### WORK TO COMPLETE
Only a number is wanted: how many lines in these records contain the word "that"?

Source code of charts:
[START]
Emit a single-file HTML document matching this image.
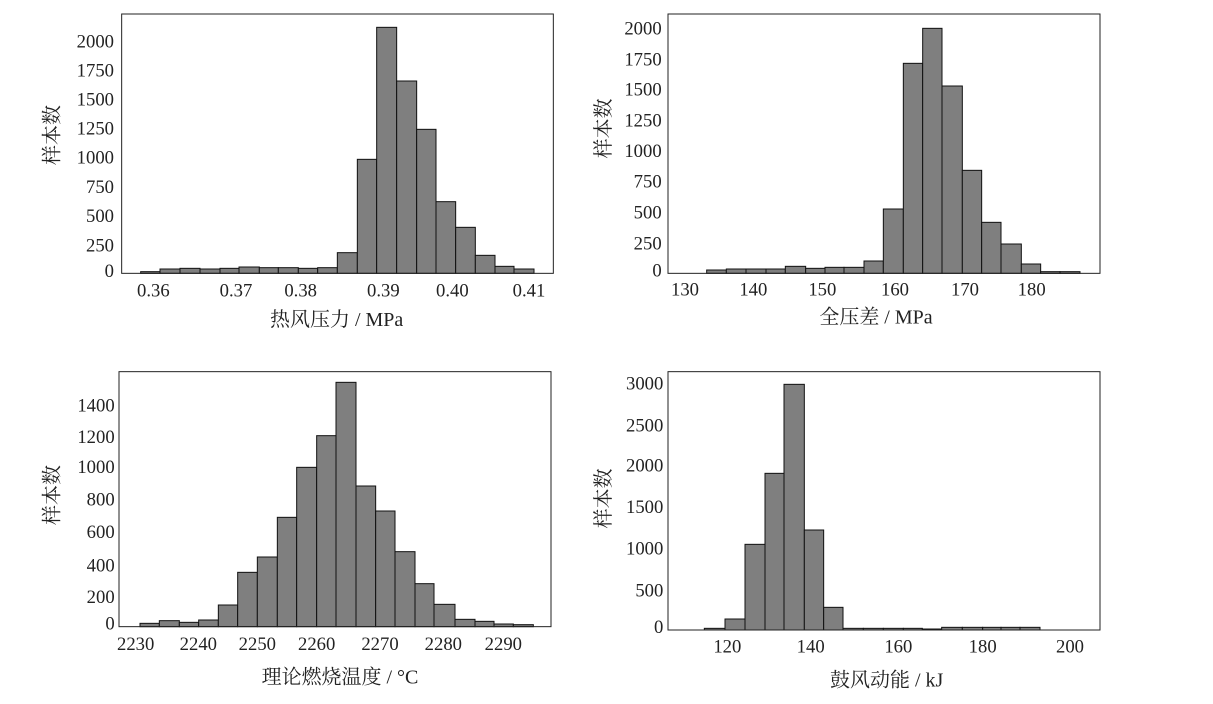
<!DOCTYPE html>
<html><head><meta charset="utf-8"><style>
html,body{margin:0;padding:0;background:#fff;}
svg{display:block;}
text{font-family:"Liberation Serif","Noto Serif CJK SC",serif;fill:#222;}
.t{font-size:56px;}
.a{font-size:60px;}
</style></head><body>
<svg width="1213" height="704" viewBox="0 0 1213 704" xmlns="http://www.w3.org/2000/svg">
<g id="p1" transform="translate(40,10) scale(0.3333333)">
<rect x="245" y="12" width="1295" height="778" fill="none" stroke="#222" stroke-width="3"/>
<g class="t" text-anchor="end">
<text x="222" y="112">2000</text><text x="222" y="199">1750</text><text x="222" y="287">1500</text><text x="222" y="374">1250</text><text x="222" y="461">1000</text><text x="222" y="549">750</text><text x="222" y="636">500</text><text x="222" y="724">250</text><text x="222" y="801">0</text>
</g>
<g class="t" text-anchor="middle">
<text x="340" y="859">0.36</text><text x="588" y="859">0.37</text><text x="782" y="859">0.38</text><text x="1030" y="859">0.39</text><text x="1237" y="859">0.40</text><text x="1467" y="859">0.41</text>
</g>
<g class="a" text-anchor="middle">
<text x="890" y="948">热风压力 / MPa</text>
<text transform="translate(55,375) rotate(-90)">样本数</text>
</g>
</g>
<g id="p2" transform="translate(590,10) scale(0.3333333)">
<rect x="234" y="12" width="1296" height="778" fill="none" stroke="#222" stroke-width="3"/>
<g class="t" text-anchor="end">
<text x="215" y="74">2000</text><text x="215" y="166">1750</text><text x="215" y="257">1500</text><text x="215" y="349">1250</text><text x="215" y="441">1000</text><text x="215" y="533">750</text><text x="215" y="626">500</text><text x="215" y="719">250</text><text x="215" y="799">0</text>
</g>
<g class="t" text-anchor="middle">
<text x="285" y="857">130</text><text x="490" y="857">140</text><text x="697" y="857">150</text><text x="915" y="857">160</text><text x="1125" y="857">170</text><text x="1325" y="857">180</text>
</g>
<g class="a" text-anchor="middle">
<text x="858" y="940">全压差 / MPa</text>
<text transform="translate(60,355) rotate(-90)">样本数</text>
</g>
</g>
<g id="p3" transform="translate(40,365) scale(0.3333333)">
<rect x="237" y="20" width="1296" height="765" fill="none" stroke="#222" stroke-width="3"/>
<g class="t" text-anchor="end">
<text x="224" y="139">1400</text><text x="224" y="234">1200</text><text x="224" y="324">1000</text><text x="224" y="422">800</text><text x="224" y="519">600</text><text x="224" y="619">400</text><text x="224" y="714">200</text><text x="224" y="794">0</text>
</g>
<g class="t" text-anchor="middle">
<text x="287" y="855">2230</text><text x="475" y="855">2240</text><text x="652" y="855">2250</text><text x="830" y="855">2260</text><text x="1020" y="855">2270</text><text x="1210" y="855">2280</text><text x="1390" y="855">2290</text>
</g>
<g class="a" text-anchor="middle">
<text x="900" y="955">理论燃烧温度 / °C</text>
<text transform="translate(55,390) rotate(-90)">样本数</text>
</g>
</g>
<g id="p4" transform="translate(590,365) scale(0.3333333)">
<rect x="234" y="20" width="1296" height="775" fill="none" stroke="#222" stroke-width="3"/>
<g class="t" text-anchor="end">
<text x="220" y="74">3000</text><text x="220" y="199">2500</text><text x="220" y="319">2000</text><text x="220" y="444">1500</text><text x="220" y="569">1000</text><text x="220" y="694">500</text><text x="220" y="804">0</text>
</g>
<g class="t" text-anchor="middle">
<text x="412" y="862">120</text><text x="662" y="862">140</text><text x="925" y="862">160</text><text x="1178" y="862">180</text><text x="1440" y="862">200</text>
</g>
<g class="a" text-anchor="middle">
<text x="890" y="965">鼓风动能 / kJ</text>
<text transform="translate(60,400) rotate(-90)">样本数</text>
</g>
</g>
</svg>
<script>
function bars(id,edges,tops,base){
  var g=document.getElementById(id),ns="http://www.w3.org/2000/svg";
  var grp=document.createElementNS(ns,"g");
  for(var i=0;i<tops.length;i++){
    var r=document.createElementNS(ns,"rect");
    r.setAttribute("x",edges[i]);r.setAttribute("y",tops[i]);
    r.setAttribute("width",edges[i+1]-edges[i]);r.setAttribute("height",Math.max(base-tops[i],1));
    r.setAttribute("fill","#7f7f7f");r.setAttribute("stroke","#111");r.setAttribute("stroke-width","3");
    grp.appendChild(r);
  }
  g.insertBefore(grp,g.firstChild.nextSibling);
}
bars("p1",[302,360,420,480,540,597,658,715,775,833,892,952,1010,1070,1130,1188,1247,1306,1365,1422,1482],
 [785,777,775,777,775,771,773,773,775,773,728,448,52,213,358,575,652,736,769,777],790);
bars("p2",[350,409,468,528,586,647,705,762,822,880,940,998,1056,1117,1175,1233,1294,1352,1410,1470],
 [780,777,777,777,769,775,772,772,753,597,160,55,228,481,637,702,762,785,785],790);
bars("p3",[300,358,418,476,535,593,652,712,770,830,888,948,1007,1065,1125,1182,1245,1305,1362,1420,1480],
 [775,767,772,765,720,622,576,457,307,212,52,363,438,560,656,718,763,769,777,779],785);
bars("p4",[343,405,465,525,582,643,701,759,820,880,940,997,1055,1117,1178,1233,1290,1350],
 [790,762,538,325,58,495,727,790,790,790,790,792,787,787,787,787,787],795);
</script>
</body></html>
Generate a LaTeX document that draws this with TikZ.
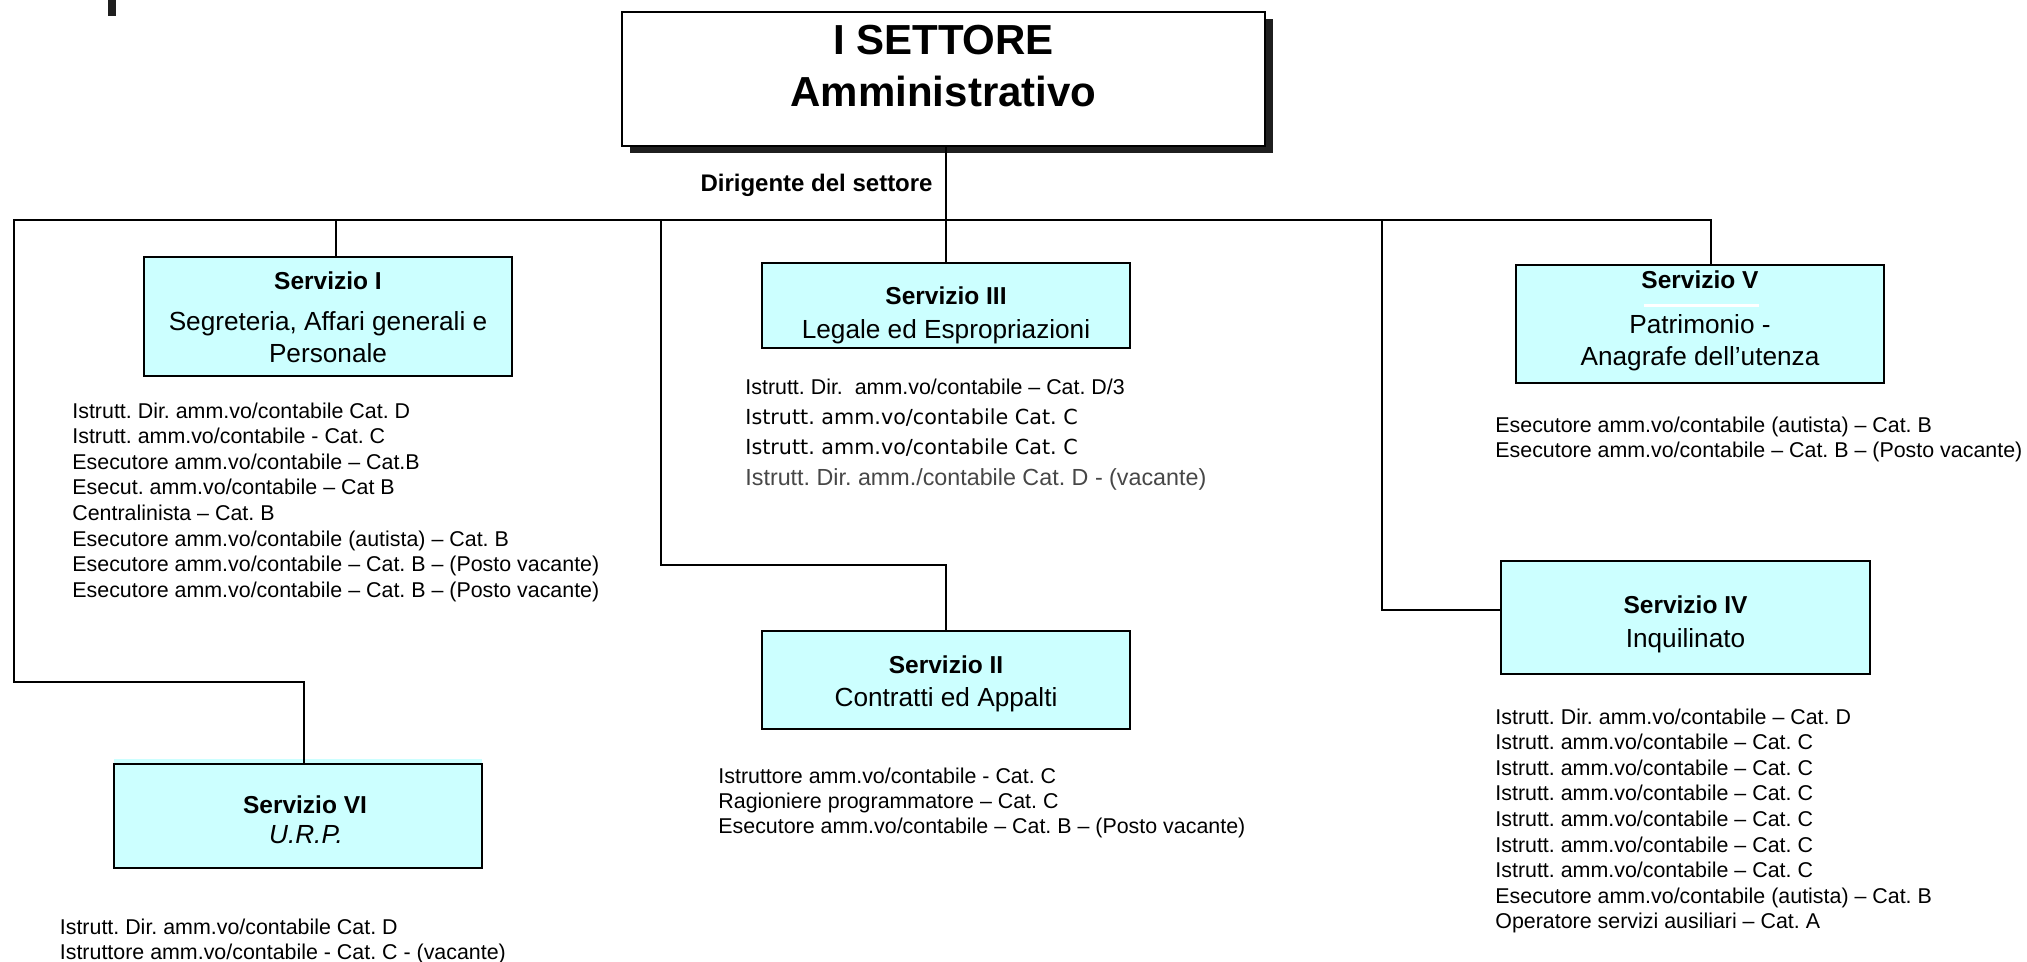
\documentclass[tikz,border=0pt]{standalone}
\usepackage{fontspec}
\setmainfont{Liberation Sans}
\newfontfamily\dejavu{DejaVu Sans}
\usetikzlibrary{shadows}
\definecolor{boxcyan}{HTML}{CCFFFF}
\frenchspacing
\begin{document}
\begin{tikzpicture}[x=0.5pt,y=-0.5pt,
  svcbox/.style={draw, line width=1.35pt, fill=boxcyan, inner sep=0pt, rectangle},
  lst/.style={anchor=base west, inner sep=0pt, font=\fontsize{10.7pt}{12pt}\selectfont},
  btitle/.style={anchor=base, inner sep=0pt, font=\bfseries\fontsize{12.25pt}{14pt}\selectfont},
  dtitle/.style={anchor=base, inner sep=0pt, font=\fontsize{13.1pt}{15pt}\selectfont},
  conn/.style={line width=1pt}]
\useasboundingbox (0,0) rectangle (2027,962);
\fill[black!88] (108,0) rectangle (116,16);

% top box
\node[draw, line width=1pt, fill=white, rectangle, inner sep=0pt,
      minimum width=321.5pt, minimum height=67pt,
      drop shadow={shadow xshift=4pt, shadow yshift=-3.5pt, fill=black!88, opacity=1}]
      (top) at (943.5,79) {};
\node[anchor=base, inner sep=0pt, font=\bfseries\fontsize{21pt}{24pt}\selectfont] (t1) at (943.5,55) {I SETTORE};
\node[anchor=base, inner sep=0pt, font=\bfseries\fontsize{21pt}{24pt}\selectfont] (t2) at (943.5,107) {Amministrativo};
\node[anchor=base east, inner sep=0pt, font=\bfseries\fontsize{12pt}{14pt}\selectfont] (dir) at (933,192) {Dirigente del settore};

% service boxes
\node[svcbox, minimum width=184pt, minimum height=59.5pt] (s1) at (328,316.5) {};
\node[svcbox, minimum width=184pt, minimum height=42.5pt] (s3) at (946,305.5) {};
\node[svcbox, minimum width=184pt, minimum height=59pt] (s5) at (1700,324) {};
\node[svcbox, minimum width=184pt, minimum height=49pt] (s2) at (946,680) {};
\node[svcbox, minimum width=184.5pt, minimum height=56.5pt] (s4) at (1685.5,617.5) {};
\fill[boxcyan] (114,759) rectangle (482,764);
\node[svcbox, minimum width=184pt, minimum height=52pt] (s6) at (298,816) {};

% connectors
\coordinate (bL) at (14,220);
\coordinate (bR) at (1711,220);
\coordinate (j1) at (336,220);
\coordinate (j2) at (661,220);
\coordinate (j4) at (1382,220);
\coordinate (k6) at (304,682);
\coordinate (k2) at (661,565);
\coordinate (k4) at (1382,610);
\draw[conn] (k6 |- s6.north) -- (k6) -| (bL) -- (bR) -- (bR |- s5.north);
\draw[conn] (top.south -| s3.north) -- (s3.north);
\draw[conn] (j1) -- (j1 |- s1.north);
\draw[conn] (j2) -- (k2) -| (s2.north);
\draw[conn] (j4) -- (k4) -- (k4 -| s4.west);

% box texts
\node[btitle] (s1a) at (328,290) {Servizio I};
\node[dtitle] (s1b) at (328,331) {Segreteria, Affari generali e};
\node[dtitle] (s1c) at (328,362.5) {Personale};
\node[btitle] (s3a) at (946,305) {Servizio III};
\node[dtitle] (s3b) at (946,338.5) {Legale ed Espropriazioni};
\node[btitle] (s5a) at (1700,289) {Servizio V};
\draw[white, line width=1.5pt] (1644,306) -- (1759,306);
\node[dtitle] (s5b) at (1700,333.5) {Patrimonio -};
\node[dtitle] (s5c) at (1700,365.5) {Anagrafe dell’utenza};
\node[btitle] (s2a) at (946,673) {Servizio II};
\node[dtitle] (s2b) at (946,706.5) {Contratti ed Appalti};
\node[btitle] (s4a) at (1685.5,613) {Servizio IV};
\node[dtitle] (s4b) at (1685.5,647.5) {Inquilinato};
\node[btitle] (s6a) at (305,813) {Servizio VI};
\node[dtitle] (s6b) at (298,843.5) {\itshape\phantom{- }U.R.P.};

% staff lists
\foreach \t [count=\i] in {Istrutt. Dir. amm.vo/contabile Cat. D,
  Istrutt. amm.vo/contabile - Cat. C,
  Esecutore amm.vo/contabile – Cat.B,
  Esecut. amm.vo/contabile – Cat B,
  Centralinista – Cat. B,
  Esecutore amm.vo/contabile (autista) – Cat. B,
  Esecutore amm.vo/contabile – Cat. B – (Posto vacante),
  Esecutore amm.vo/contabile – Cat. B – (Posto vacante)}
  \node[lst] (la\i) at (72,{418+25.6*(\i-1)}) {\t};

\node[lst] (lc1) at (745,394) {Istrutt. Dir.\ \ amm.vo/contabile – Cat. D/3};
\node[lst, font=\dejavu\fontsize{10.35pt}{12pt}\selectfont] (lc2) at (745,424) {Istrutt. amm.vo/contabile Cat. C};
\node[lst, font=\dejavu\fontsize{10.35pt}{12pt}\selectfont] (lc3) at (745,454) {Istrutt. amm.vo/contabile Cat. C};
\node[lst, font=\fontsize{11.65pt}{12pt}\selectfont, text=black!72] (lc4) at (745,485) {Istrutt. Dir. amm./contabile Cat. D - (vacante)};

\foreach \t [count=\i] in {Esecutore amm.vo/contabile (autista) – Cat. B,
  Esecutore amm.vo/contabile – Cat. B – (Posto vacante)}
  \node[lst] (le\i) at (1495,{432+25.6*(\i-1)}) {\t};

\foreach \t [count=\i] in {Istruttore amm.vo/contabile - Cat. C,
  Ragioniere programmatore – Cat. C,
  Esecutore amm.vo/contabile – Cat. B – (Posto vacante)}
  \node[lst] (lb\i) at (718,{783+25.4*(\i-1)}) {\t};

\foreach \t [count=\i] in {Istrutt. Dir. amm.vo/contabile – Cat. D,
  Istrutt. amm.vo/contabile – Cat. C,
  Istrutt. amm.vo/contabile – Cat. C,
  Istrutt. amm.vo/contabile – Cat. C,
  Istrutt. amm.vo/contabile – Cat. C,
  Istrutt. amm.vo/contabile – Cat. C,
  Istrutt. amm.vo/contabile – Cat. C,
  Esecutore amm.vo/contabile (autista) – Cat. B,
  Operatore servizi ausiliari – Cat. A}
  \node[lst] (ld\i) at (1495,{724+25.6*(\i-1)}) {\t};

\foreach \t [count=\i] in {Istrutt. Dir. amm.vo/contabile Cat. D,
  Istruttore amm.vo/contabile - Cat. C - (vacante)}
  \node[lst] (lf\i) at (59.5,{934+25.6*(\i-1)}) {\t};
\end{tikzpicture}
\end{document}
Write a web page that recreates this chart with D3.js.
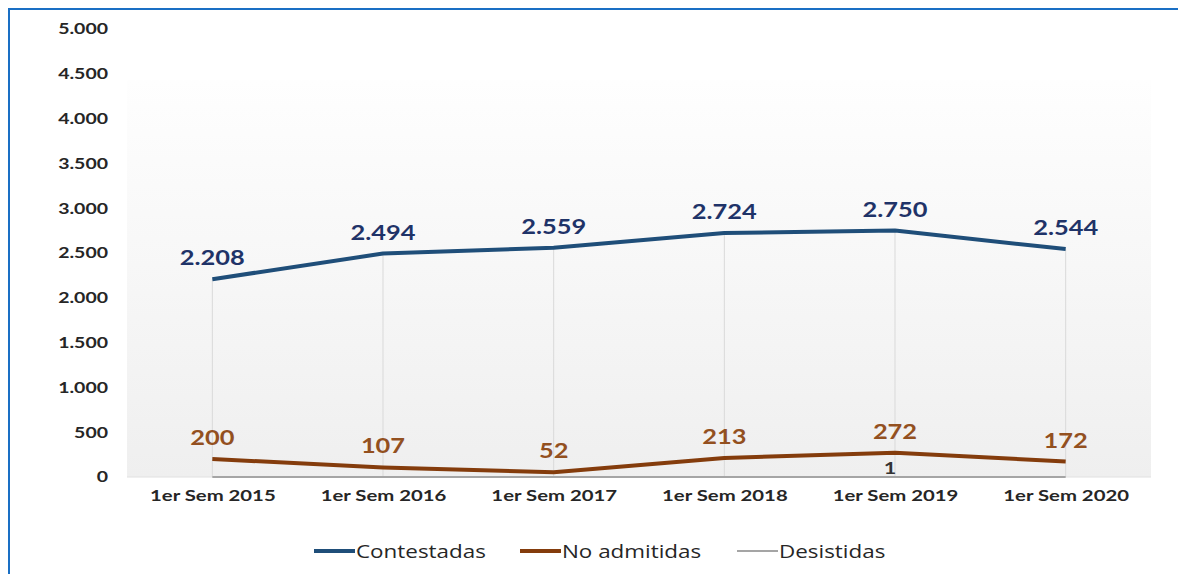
[END]
### FULL OUTPUT
2